Cada 25 de Abril vejo comentários fascistoides de compatriotas desenganados e, apesar de entender as suas frustrações, não vou pedir desculpas pela Revolução. Já sei, dizem as más-línguas que a classe política portuguesa é corrupta… que os políticos portugueses são uns vassalos de interesses europeus... que vendem o futuro do nosso país e dos nossos cidadãos por uma pataca e meia… se calhar estão certos, o mais provável é serem línguas boas e certeiras.
Entendo que a desilusão seja muito grande e a muitos níveis, mas mesmo assim, não vou pedir desculpas pela Revolução, até porque o passado de políticos impolutos, com o interesse nacional em primeiro plano e comprometidos com o futuro da nação e dos portugueses é uma fantochada atrás da qual se escondem autoritarismos melindrados.
De vez em quando, aparecem mesmo uns espetros a falar saudosamente do tempo da outra senhora. Agradeço, mas se não quisesse ter voz política ou liberdades civis ia viver para a Coreia do Norte, que é o que aconselho que todos os saudosos façam, porque eu não vou mesmo pedir desculpa pela nossa Revolução, nunca vou pedir desculpa pela Democracia Portuguesa, nem vou maldizer as prerrogativas a que legitimamente tenho (temos) direito como ser humano.

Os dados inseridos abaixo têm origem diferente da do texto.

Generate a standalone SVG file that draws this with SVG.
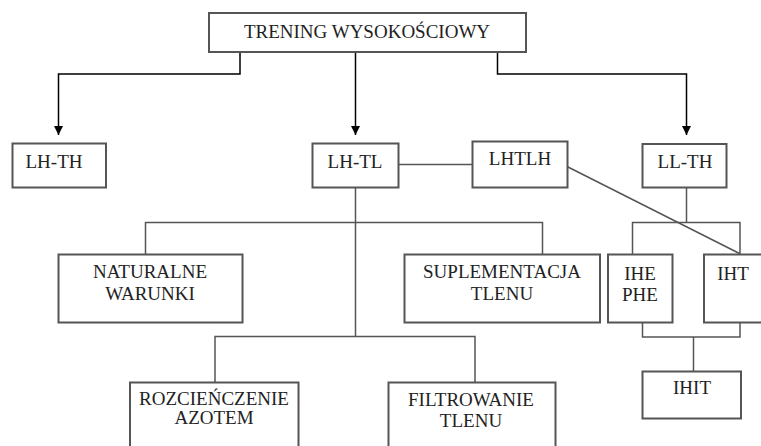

Vivemos em tempos muito mediáticos em que a governação é um espetáculo de desgraças. É perfeitamente razoável que os cidadãos portugueses as vejam repetidamente e se sintam traídos pelas gestões danosas de várias administrações, e pela falta de responsabilização e criminalização de muitas das desastrosas políticas que empurraram tantas famílias portuguesas para o colapso financeiro. Entendo que esta displicência corroa o nosso comprometimento democrático, e que nos momentos de crise a nossa psique coletiva traumatizada pela ditadura pareça ter uma tendência para a idolatria de personalidades. No entanto, temos que voltar à nossa sanidade comum e fugir às demagogias fáceis que só nos enterram ainda mais. A solução não é entregar as conquistas democráticas, a solução é envolvermo-nos ainda mais no processo político nacional. Não basta votar, e muitos não votam, é preciso que mais cidadãos se apresentem como candidatos de alternativa em todas as eleições.
O velho clichê diz que cada povo tem os políticos que merece, mas nós merecemos melhor. Precisamos honrar as mulheres e homens torturados e mortos pela polícia política para que num futuro que eles não tiveram a oportunidade de viver, pudéssemos nós portugueses decidir o nosso destino coletivo. Por isso, não vou, não vou, não vou mesmo pedir desculpas pela Revolução. Antes, peço desculpas pelas más-línguas que se esquecem que o 25 de Abril não nos devolveu só a voz para falar, mas também nos deixou os mecanismos políticos para participarmos das soluções. Viva o 25 de Abril, hoje e sempre!